I come up with some new unwritten laws of life, on everything from smoking to creativity to strollers in airports.

Yesterday, I was leafing through a book I’d received as a gift a while back. It’s called Unwritten Laws: The Unofficial Rules of Life and features hundreds of famous and not-so-famous laws like Cameron’s Rule of Etiquette (“You scratch my back, I’ll scratch yours”) or Parkinson’s Law (“Work expands so as to fill the time available for its completion.”)

And as I read through, I decided I wanted to take my own crack at writing up some of my own. Here are my 11 original contributions to the unofficial, unwritten laws of life. (Which, ya know, are no longer unwritten since I’m writing them down, but whatever, it’s an idiom.)

1 | When a single woman decides she wants to get married ASAP, her next boyfriend will be far goofier looking than her ex

I’m yet to find a case where this isn’t true. Keeping in mind that the new boyfriend doesn’t necessarily have to be bad looking… just goofier than the last guy.

2 | The number of higher-ups involved in the creative process is inversely proportional to the quality of the output

In every experience I’ve ever witnessed, the world’s most brilliant ideas all come from one person’s unique point of view. There’s nothing that ruins something brilliant like a half a dozen bosses each throwing in their changes. “I’m just spitballing here, but how funny would it be if the character walked into a 7-Eleven and he couldn’t understand what the guy behind the counter was saying in a thick Indian accent. And he keeps thinking that the guy is gay but he really isn’t! Then he gets so frustrated that he farts!”

3 | No place on Earth has a higher concentration of smokers than an AA meeting

Nowhere.

4 | No matter how amazing a city is on vacation, if you move there it just becomes the place where you watch TV

We’ve all had the moment where we went on an amazing vacation and seriously considered moving to that city. Some people even pull the trigger. Unfortunately, that action-packed week vacation is a trick — all the hotspots, all the scenery, all the food, all the people were novel and you didn’t have to work, watch your diet or pay any bills. Eventually, it just becomes your home. I’ve been in Los Angeles almost nine years. Every single friend I’ve ever had here has, at some point, said to me, “Man, I really need to get to the beach more often.”

5 | No matter how good you are at a video game, there’s someone out there who’s exponentially better

I always suspected this, but learned it definitively after I had ACL replacement surgery last year and, couch-ridden, I played Dr. Mario against other random people across the Wii universe. I can beat everyone I’ve ever met in Dr. Mario. The people online absolutely murdered me.

6 | Even though you’re disappointed, it’s ultimately a great sign about your character that you didn’t get cast on that reality show

You don’t want to be a reality show-worthy type.

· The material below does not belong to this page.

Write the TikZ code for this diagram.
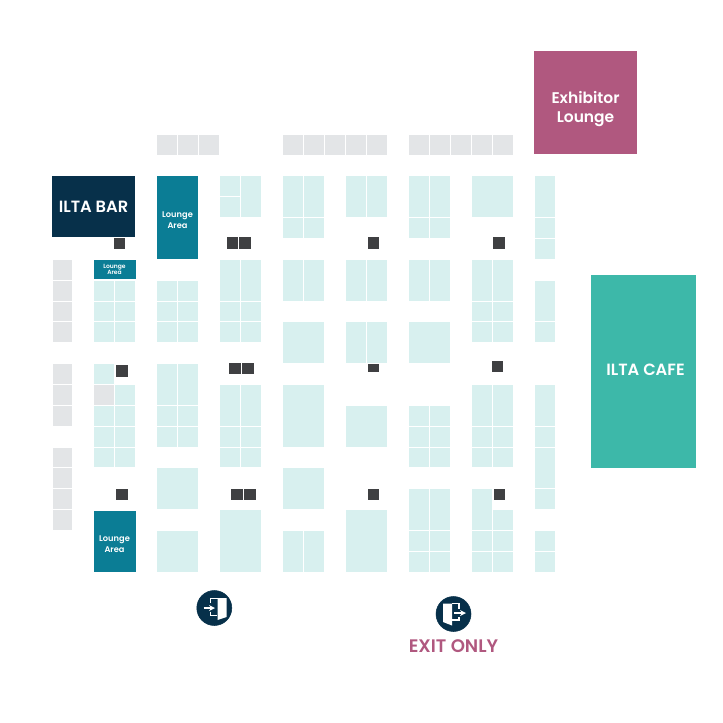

7 | You don’t have to worry about your kid going goth unless he is under 130 pounds or over 240

Frankly, I’m surprised Hot Topic sells clothes in any size that isn’t XXS or XXL.

8 | A politician’s passion towards anti-gay rights legislation is directly proportional to his odds of being caught having gay sex in a public bathroom

Whenever you see a headline that a politician got caught cheating on his wife with a man, you can guarantee about five paragraphs into the article it’ll discuss how he authored legislation against gay marriage.

9 | Either all of the Cheez-Its are left in the box or none are

No where in this world does a half-full box of Cheez-Its exist.

10 | Unfortunately for all, the amount of TV news programming now vastly exceeds the amount of news

There’s one hour’s worth of news a day: 30 local, 30 national. Everything else is just pundits screaming, hoping to be loud and contrarian enough to get their own show and/or seven-figure book advance.

11 | If given the choice between waiting in two airport security lines, the one you choose will move slower… unless there’s a family with kids in the other line, then that one will move slower

An axiom to this: You can substitute “an over-50 couple, neither of whom speaks English” for the family with kids. A second axiom: If the family with kids has greater than 0.5 strollers with them, everyone behind them will miss their flights.